DFARS 252.204-7021 places legal responsibility on prime contractors to ensure subcontractors handling CUI hold the appropriate CMMC certification level. Certificates can be revoked or expire, and a subcontractor may claim compliance without a valid certificate on file. The CMMC Accreditation Body (CMMC-AB) maintains a public marketplace where certified organizations are listed with their certification status and expiration date.

✓ Do: Before granting a subcontractor access to CUI, verify their CMMC certificate in the CMMC-AB Marketplace at cybermarketplace.cmmcab.org and document the verification date and certificate number in your supply chain compliance register.
✗ Don't: Do not accept a PDF copy of a CMMC certificate from a subcontractor as sole proof of compliance — certificates can be forged or may have been revoked since issuance, and relying on unverified copies exposes the prime to DFARS violations and False Claims Act liability.
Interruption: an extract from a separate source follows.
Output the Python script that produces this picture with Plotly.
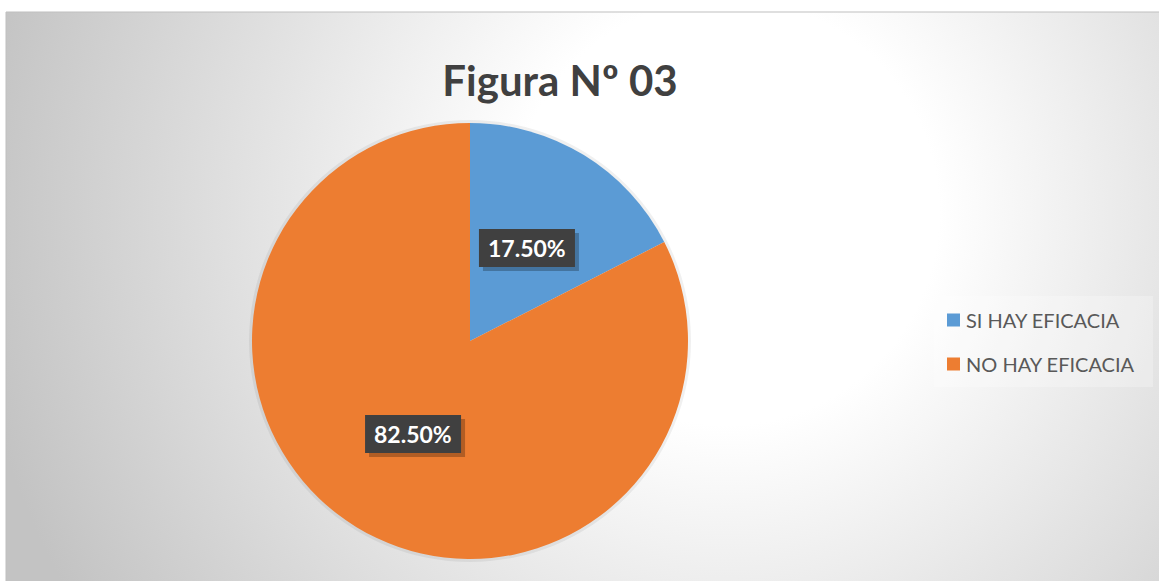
import base64
import math
import plotly.graph_objects as go

# ---- data ----
categories = ["SI HAY EFICACIA", "NO HAY EFICACIA"]
values = [17.5, 82.5]
label_texts = ["17.50%", "82.50%"]
colors = ["#5B9BD5", "#ED7D31"]
title_text = "Figura Nº 03"

W, H = 1159, 581
CX, CY, R = 470, 341, 218  # pie centre / radius in px
BW, BH = 96, 38            # label box size in px


def px(x):
    return x / W


def py(y):
    return 1 - y / H


# radial gradient background as inline svg
svg = f'''<svg xmlns="http://www.w3.org/2000/svg" width="{W-6}" height="{H-12}" viewBox="0 0 {W-6} {H-12}">
<defs><radialGradient id="g" gradientUnits="userSpaceOnUse" cx="720" cy="200" r="760">
<stop offset="0" stop-color="#ffffff"/><stop offset="0.28" stop-color="#ffffff"/>
<stop offset="0.6" stop-color="#e4e4e4"/><stop offset="1" stop-color="#c3c3c3"/></radialGradient></defs>
<rect width="100%" height="100%" fill="url(#g)"/></svg>'''
src = "data:image/svg+xml;base64," + base64.b64encode(svg.encode()).decode()

fig = go.Figure(go.Pie(
    labels=categories, values=values, sort=False, direction="clockwise", rotation=0,
    marker=dict(colors=colors, line=dict(width=0)), textinfo="none", hoverinfo="label+percent",
    domain=dict(x=[px(CX - R), px(CX + R)], y=[py(CY + R), py(CY - R)]),
    showlegend=False,
))

annotations = []
shapes = [
    dict(type="line", xref="paper", yref="paper", x0=px(6), x1=1, y0=py(12), y1=py(12),
         line=dict(color="#bfbfbf", width=1)),
    dict(type="line", xref="paper", yref="paper", x0=px(6), x1=px(6), y0=0, y1=py(12),
         line=dict(color="#bfbfbf", width=1)),
    dict(type="rect", xref="paper", yref="paper", x0=px(934), x1=px(1153), y0=py(387), y1=py(296),
         fillcolor="rgba(255,255,255,0.25)", line=dict(width=0), layer="below"),
    # soft glow around the pie
    dict(type="circle", xref="paper", yref="paper", x0=px(CX - R - 3), x1=px(CX + R + 3),
         y0=py(CY + R + 3), y1=py(CY - R - 3), fillcolor="rgba(0,0,0,0.06)", line=dict(width=0),
         layer="below"),
]

# data labels at mid-angle of each slice
total = sum(values)
cum = 0
for v, t in zip(values, label_texts):
    mid = (cum + v / 2) / total * 2 * math.pi
    cum += v
    lx = CX + 0.5 * R * math.sin(mid)
    ly = CY - 0.5 * R * math.cos(mid)
    # shadow
    shapes.append(dict(type="rect", xref="paper", yref="paper",
                       x0=px(lx - BW / 2 + 4), x1=px(lx + BW / 2 + 4),
                       y0=py(ly + BH / 2 + 4), y1=py(ly - BH / 2 + 4),
                       fillcolor="rgba(0,0,0,0.25)", line=dict(width=0)))
    shapes.append(dict(type="rect", xref="paper", yref="paper",
                       x0=px(lx - BW / 2), x1=px(lx + BW / 2),
                       y0=py(ly + BH / 2), y1=py(ly - BH / 2),
                       fillcolor="#404040", line=dict(width=0)))
    annotations.append(dict(x=px(lx), y=py(ly), xref="paper", yref="paper", text="<b>" + t + "</b>",
                            xanchor="center", yanchor="middle",
                            showarrow=False, font=dict(family="Lato", size=23, color="white")))

# legend (manual)
leg_y = [320, 364]
for cat, col, yy in zip(categories, colors, leg_y):
    shapes.append(dict(type="rect", xref="paper", yref="paper", x0=px(947), x1=px(960),
                       y0=py(yy + 6.5), y1=py(yy - 6.5), fillcolor=col, line=dict(width=0)))
    annotations.append(dict(x=px(964), y=py(yy), xref="paper", yref="paper", text=cat, showarrow=False,
                            xanchor="left", yanchor="middle",
                            font=dict(family="Lato", size=20, color="#595959")))

fig.update_layout(
    width=W, height=H, margin=dict(l=0, r=0, t=0, b=0),
    paper_bgcolor="white", plot_bgcolor="white",
    title=dict(text="<b>" + title_text + "</b>", x=px(560), xanchor="center", y=py(81), yanchor="middle",
               font=dict(family="Lato", size=42, color="#404040")),
    images=[dict(source=src, xref="paper", yref="paper", x=px(6), y=py(12), sizex=1 - px(6), sizey=py(12),
                 xanchor="left", yanchor="top", sizing="stretch", layer="below")],
    shapes=shapes, annotations=annotations,
)

fig.write_html("out.html", config={"displayModeBar": False},
               post_script="document.body.style.margin='0';")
Engage a Registered Practitioner Organization (RPO) for Pre-Assessment Gap Analysis Before Hiring a C3PAO

C3PAO assessments are expensive (often $50,000–$200,000+) and a failed assessment or significant findings can delay contract performance and require costly re-assessment fees. Registered Practitioner Organizations (RPOs) are CMMC-AB-approved consulting firms that can conduct unofficial gap assessments, help remediate deficiencies, and prepare your evidence packages — but they cannot conduct official certifications. Using an RPO before engaging a C3PAO dramatically increases first-time pass rates.

✓ Do: Engage an RPO 6–12 months before your anticipated C3PAO assessment to conduct a mock assessment using the official CMMC Assessment Guide, prioritize remediation of high-risk gaps in access control (AC) and identification and authentication (IA) domains, and build your evidence artifact library.
✗ Don't: Do not hire the same organization to serve as both your RPO consultant and your C3PAO assessor — CMMC-AB rules prohibit this conflict of interest, and any certification issued under such circumstances can be invalidated, requiring a full re-assessment at your expense.